Le cinéma est un art permettant de partager des sentiments, des émotions et de faire voyager chaque individu qui y a accès. C’est un moyen pour ne pas se sentir seul, pour apporter du bonheur aux gens et pour leur faire vivre de bons moments. Mais qui dit bons moments, ne dis pas forcément burlesque ou comédie. Les Châteaux de Sables fait partie de ce petit panel de films qui réussissent à franchir l’archétype d’un genre pour le transcender et réussir l’impossible : divertir et émouvoir tout en sortant du conformisme habituel sur la forme. Véritable mélange des genres, ce long-métrage fait voyager le spectateur au cœur d’une Bretagne endeuillé, mais d’une Bretagne où les lieux font corps avec les personnages. Le temps est menaçant, les nuages obscurcissent les lieux, mais la lumière y est belle. Lorsque l’on dit que la Bretagne et les régions qui l’entourent sont des régions où il pleut et que le soleil n’est pas au beau fixe, il faut avant tout reconnaître que ce sont des régions où il fait bon vivre. Olivier Jahan et son directeur de la photographie, Fabien Benzaquen, ont bien saisi cette valeur et offrent à la Bretagne et aux différents décors une place de choix au cœur de ce film grâce à un aspect naturaliste omniprésent à l’image. Alors que les personnages sont en proie au doute et tentent chacun de leur côté de combattre leur principal démon, les décors apportent un vent de fraîcheur et une sensation qui va leur permettre de s’ouvrir pleinement. Spacieux et aérés pour les extérieurs comme les intérieurs disposant toujours à l’image de vitres ou baies offrant de la clarté, les décors et environnements apportent un vent de fraîcheur et une ouverture sur l’extérieur en opposition avec les tourments intérieurs des personnages.

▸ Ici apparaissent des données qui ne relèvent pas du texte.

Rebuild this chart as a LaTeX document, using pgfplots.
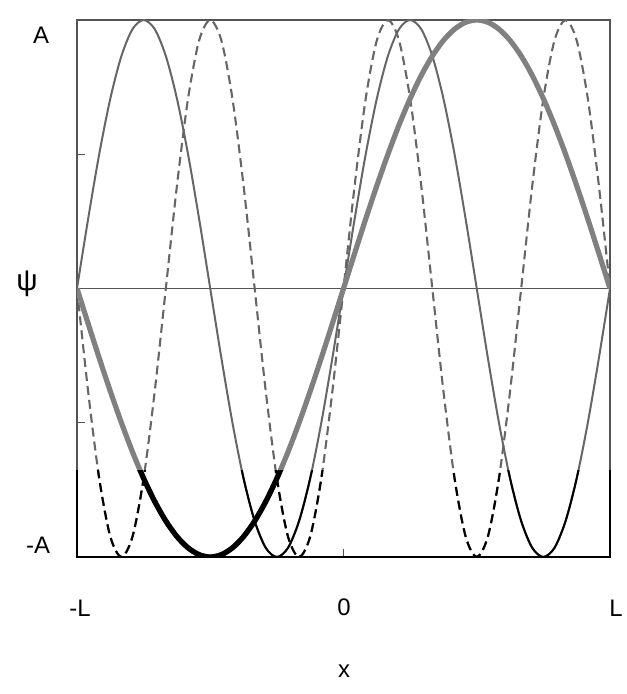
\documentclass[border=0pt]{standalone}
\usepackage{fontspec}
\setmainfont{Liberation Sans}
\usepackage{pgfplots}
\pgfplotsset{compat=1.18}
\usepackage{pgfplotstable}

% Standing-wave modes on [-L, L], amplitude A (x in units of L, psi in units of A)
\pgfplotstableread{
x       n1      n2      n3
-1      0       0       0
-0.9583 -0.1305 0.2588  -0.3827
-0.9167 -0.2588 0.5     -0.7071
-0.875  -0.3827 0.7071  -0.9239
-0.8333 -0.5    0.8660  -1
-0.7917 -0.6088 0.9659  -0.9239
-0.75   -0.7071 1       -0.7071
-0.7083 -0.7934 0.9659  -0.3827
-0.6667 -0.8660 0.8660  0
-0.625  -0.9239 0.7071  0.3827
-0.5833 -0.9659 0.5     0.7071
-0.5417 -0.9914 0.2588  0.9239
-0.5    -1      0       1
-0.4583 -0.9914 -0.2588 0.9239
-0.4167 -0.9659 -0.5    0.7071
-0.375  -0.9239 -0.7071 0.3827
-0.3333 -0.8660 -0.8660 0
-0.2917 -0.7934 -0.9659 -0.3827
-0.25   -0.7071 -1      -0.7071
-0.2083 -0.6088 -0.9659 -0.9239
-0.1667 -0.5    -0.8660 -1
-0.125  -0.3827 -0.7071 -0.9239
-0.0833 -0.2588 -0.5    -0.7071
-0.0417 -0.1305 -0.2588 -0.3827
0       0       0       0
0.0417  0.1305  0.2588  0.3827
0.0833  0.2588  0.5     0.7071
0.125   0.3827  0.7071  0.9239
0.1667  0.5     0.8660  1
0.2083  0.6088  0.9659  0.9239
0.25    0.7071  1       0.7071
0.2917  0.7934  0.9659  0.3827
0.3333  0.8660  0.8660  0
0.375   0.9239  0.7071  -0.3827
0.4167  0.9659  0.5     -0.7071
0.4583  0.9914  0.2588  -0.9239
0.5     1       0       -1
0.5417  0.9914  -0.2588 -0.9239
0.5833  0.9659  -0.5    -0.7071
0.625   0.9239  -0.7071 -0.3827
0.6667  0.8660  -0.8660 0
0.7083  0.7934  -0.9659 0.3827
0.75    0.7071  -1      0.7071
0.7917  0.6088  -0.9659 0.9239
0.8333  0.5     -0.8660 1
0.875   0.3827  -0.7071 0.9239
0.9167  0.2588  -0.5    0.7071
0.9583  0.1305  -0.2588 0.3827
1       0       0       0
}\modes

\definecolor{thickgray}{gray}{0.50}
\definecolor{thingray}{gray}{0.40}
\definecolor{framegray}{gray}{0.33}

\begin{document}
\begin{tikzpicture}[x=1bp,y=1bp]
\path[use as bounding box] (-77,-137) rectangle (550,557);
\begin{axis}[
  at={(0,0)}, anchor=south west,
  scale only axis, width=533bp, height=537bp,
  xmin=-1, xmax=1, ymin=-1, ymax=1,
  clip mode=individual,
  axis line style={draw=framegray, line width=1.3bp},
  xtick={0}, ytick={-0.5,0.5},
  xticklabels={}, yticklabels={},
  tick align=inside, tick pos=left,
  major tick length=8bp,
  tick style={framegray, line width=1.3bp},
]
% zero line
\addplot[framegray, line width=1.5bp] coordinates {(-1,0) (1,0)};
% three modes
\addplot[thingray, line width=2.1bp, dash pattern=on 9bp off 5bp, smooth] table[y=n3] {\modes};
\addplot[thingray, line width=2bp, smooth] table[y=n2] {\modes};
\addplot[thickgray, line width=5.2bp, smooth] table[y=n1] {\modes};
% darker lower band
\begin{scope}
  \clip (axis cs:-1.2,-1.2) rectangle (axis cs:1.2,-0.676);
  \addplot[black, line width=2.1bp, dash pattern=on 9bp off 5bp, smooth] table[y=n3] {\modes};
  \addplot[black, line width=2bp, smooth] table[y=n2] {\modes};
  \addplot[black, line width=5.2bp, smooth] table[y=n1] {\modes};
  \draw[black, line width=1.8bp] (axis cs:-1,-1) rectangle (axis cs:1,1);
\end{scope}
\end{axis}
\begin{scope}[font=\fontsize{24}{28}\selectfont]
  \node at (-36,522) {A};
  \node at (-39,12) {-A};
  \node[font=\fontsize{30}{34}\selectfont] at (-50,273) {ψ};
  \node at (3,-51) {-L};
  \node at (267,-50) {0};
  \node at (539,-51) {L};
  \node at (267,-114) {x};
\end{scope}
\end{tikzpicture}
\end{document}
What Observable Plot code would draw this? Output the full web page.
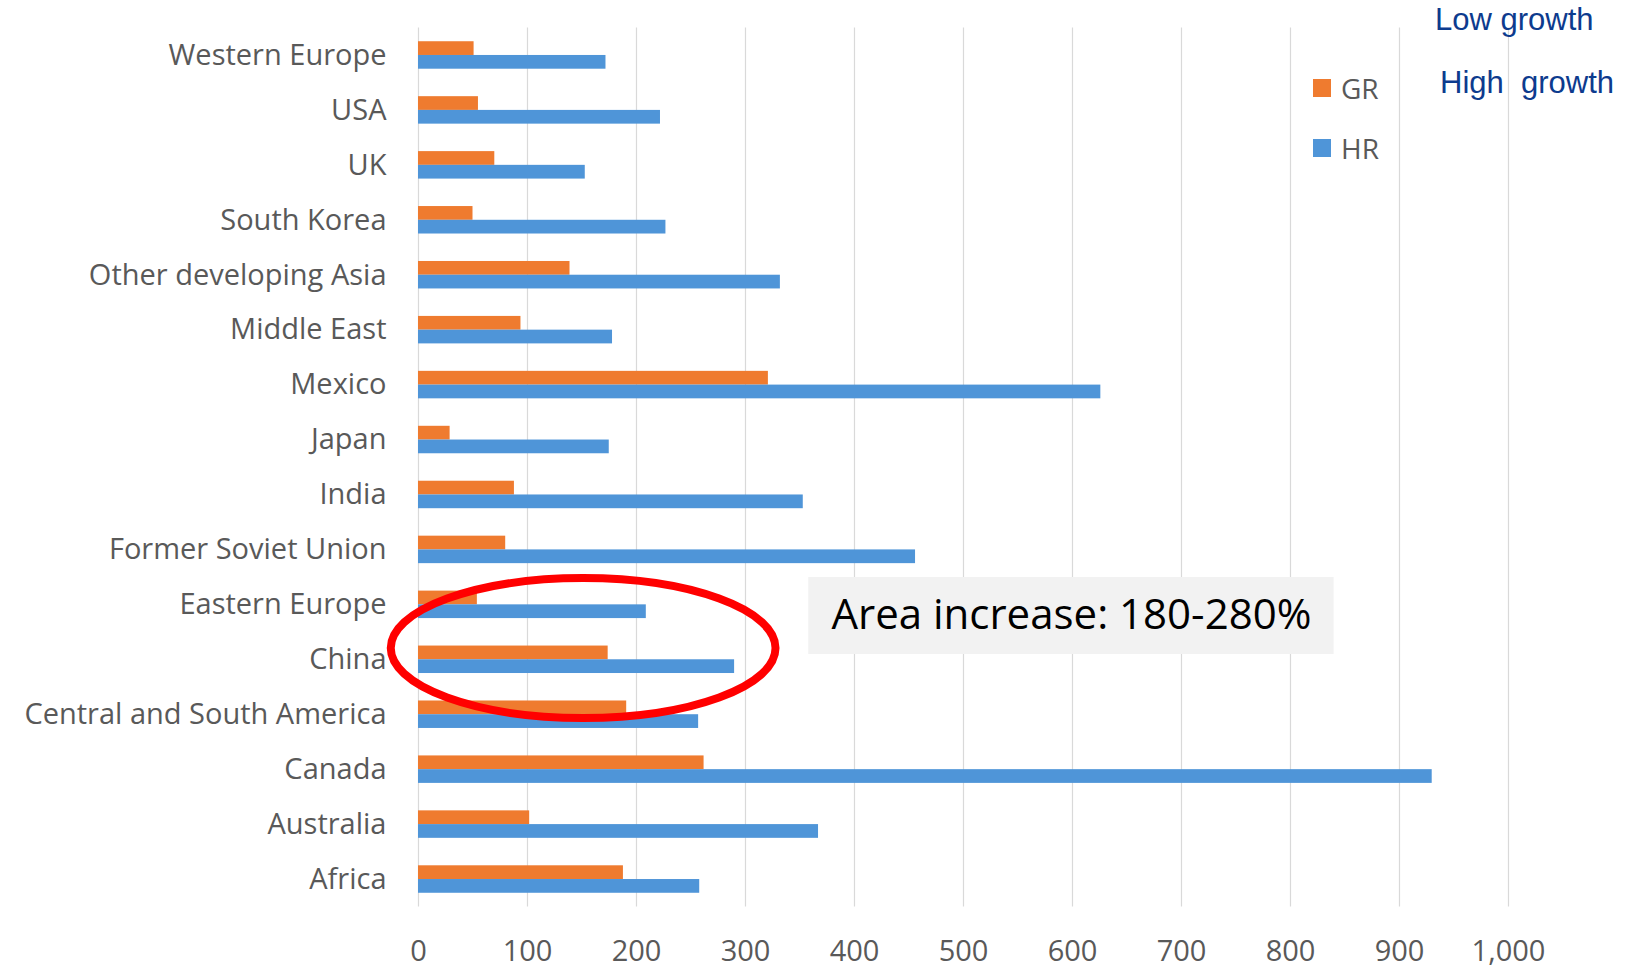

Fondé sur un trio de personnages dont la palette émotionnelle ne va cesser de s’élargir au fur et à mesure de l’avancée du film, Les Châteaux de Sable n’est pas un film qui a pour but de surprendre. Conventionnel et prévisible dans son déroulement, le récit met un point d’honneur à se centrer autour de ses personnages et de leurs tourments. Chacun ayant une histoire différente, c’est cette rencontre malencontreusement orchestrée par la mort du père d’Éléonore, qui va leur permettre de se connaître et de se découvrir mutuellement comme intérieurement. C’est une belle histoire, une histoire banale serte, mais qui parle à tous, permettant aux spectateurs de se projeter au travers d’un des protagonistes qui font cette histoire. Racontée comme une nouvelle, par une voix off qui va par petites touches, faire irruption afin de décrypter les pensées des personnages ou décrypter des moments du passé, cette histoire se laisse vivre et permet de vivre une large palette d’émotions. Voix off qui sert également de transition d’entre séquences afin que le récit conserve une fluidité constante et qui permet au récit de jongler entre moments filmés et photographies. Photographe de métier, le personnage principal se sert de la photo pour immortaliser des moments et se remémorer un passé qui n’est plus. Un effet de style singulier, agréable de surcroît, mais avant tout esthétique puisque les photographies ont majoritairement été prises par Frédéric Stucin (accès à son book avec quelques photos du film).

À la fois tendre, sensuel, drôle et touchant, Les Châteaux de Sables, réussit grâce à son aspect naturaliste à transmettre des émotions avec une fluidité déconcertante. Les émotions vont et viennent au grès du vent et de notre attachement aux personnages. Un film qui nous transporte et qui se vit pleinement. Conformiste sur le fond, c’est véritablement sur la forme que Les Châteaux de Sable sort des sentiers battus et gagne en singularité. Usage de photographies pour illustrer le passé, ce qui permet au récit de gagner en profondeur, développant quelques thèmes sous-jacents. Usage avec parcimonie d’une voix off afin que le récit conserve une fluidité et permette aux spectateurs d’en apprendre toujours plus sur les personnages, mais également usage de regards caméra pour happer le spectateur et le mettre dans la confidence. Un lien se créé indubitablement entre les personnages et le spectateur, renforçant chaque émotion et chaque moment du film. Porté par une réalisation qui met bien en valeur les décors et paysages, ainsi que des acteurs au sommet de leur art. Un merveilleux moment de cinéma.